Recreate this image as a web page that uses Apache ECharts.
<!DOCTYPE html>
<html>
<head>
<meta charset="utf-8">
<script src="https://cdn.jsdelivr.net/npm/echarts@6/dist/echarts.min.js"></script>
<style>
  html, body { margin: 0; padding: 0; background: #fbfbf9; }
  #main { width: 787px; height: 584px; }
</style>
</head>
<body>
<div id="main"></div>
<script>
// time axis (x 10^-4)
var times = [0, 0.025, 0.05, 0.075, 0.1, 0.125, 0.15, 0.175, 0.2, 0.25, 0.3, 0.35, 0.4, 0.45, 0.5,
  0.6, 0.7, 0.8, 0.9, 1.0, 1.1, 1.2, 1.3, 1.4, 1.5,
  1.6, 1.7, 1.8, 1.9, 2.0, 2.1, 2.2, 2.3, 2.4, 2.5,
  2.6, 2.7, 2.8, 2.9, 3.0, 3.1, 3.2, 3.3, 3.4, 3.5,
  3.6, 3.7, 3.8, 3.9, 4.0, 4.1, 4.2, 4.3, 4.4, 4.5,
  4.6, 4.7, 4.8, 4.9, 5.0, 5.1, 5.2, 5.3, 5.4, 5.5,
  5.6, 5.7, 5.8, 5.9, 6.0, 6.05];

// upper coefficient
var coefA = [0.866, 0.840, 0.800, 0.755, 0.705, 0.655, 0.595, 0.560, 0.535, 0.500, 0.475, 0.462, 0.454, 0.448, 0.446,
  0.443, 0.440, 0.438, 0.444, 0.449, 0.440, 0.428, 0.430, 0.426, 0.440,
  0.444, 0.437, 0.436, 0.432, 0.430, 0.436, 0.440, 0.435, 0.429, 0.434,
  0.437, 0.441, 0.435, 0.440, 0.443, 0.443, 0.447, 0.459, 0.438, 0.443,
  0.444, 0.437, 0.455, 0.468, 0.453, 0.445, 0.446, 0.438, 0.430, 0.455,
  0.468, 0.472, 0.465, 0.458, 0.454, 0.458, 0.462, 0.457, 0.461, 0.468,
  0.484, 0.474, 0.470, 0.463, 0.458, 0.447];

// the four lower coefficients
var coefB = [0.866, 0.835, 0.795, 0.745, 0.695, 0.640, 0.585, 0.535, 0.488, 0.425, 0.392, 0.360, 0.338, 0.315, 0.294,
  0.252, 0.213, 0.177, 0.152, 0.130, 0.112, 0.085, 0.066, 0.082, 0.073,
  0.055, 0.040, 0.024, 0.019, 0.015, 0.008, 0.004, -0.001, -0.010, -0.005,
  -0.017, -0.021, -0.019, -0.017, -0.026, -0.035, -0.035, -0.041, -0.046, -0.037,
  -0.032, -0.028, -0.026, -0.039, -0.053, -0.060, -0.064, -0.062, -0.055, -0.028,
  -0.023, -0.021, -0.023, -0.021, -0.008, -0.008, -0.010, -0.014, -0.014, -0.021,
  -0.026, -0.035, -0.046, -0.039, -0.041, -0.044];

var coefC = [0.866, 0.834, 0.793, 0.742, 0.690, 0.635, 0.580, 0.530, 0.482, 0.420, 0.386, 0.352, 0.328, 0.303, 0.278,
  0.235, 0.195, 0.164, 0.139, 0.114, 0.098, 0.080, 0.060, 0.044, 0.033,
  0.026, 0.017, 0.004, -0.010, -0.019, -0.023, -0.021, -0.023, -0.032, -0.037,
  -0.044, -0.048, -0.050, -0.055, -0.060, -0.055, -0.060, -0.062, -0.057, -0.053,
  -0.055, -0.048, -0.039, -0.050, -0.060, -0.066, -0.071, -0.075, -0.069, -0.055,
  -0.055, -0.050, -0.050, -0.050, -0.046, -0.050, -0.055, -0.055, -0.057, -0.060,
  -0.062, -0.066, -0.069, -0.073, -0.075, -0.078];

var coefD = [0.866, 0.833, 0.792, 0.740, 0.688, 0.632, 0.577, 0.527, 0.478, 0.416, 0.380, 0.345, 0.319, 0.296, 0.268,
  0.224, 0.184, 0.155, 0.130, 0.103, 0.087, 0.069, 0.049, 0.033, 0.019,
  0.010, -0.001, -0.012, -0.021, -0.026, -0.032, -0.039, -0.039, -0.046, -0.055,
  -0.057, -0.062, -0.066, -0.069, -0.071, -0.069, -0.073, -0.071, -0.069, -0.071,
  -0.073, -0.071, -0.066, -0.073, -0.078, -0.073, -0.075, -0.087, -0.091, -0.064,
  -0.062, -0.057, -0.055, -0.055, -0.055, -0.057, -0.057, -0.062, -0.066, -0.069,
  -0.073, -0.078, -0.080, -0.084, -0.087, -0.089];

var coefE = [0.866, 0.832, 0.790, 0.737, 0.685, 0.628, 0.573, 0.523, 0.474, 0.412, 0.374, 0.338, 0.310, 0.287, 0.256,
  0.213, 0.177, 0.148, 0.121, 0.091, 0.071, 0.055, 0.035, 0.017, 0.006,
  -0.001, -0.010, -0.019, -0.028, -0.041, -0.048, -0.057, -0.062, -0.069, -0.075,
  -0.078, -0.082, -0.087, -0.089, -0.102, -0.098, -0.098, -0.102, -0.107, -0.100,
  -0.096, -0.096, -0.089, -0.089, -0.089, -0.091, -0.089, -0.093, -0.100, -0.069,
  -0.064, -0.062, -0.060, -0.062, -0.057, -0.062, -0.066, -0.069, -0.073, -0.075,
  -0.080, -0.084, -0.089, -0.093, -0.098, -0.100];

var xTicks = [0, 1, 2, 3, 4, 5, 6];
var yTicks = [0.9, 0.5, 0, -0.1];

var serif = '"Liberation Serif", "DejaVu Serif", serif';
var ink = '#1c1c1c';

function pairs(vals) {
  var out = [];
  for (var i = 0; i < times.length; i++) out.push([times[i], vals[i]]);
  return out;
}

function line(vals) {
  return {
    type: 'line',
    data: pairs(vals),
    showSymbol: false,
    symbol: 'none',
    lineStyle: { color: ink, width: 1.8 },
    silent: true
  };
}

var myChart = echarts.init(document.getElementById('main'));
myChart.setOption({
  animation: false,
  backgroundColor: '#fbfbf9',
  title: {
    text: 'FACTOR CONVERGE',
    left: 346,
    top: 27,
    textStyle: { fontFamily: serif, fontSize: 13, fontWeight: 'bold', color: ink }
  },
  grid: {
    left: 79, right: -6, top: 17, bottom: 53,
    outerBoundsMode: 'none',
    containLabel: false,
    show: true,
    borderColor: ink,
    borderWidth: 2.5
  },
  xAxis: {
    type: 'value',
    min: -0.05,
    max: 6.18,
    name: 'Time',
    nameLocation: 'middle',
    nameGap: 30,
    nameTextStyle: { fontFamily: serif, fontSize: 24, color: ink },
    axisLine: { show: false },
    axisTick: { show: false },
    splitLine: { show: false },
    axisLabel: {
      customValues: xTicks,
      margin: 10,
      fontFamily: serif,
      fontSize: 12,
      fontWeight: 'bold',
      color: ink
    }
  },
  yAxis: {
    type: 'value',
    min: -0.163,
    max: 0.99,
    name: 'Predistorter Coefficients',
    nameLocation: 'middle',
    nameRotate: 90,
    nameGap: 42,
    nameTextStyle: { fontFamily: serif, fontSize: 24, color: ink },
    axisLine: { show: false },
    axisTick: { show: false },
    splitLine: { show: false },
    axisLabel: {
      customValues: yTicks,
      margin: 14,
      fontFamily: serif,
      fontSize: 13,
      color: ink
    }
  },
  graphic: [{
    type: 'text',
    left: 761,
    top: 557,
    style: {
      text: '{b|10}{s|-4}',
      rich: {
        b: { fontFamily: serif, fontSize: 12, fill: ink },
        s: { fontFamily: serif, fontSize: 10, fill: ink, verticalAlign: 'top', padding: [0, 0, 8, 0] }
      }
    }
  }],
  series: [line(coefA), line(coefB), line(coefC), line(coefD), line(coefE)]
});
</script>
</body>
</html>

──────

**What to produce:**
Please write out the material word for word from its first line through the line holding "5.6, 5.7, 5.8, 5.9, 6.0, 6.05];", including both, and no line past it.

**The completed task:**
Recreate this image as a web page that uses Apache ECharts.
<!DOCTYPE html>
<html>
<head>
<meta charset="utf-8">
<script src="https://cdn.jsdelivr.net/npm/echarts@6/dist/echarts.min.js"></script>
<style>
  html, body { margin: 0; padding: 0; background: #fbfbf9; }
  #main { width: 787px; height: 584px; }
</style>
</head>
<body>
<div id="main"></div>
<script>
// time axis (x 10^-4)
var times = [0, 0.025, 0.05, 0.075, 0.1, 0.125, 0.15, 0.175, 0.2, 0.25, 0.3, 0.35, 0.4, 0.45, 0.5,
  0.6, 0.7, 0.8, 0.9, 1.0, 1.1, 1.2, 1.3, 1.4, 1.5,
  1.6, 1.7, 1.8, 1.9, 2.0, 2.1, 2.2, 2.3, 2.4, 2.5,
  2.6, 2.7, 2.8, 2.9, 3.0, 3.1, 3.2, 3.3, 3.4, 3.5,
  3.6, 3.7, 3.8, 3.9, 4.0, 4.1, 4.2, 4.3, 4.4, 4.5,
  4.6, 4.7, 4.8, 4.9, 5.0, 5.1, 5.2, 5.3, 5.4, 5.5,
  5.6, 5.7, 5.8, 5.9, 6.0, 6.05];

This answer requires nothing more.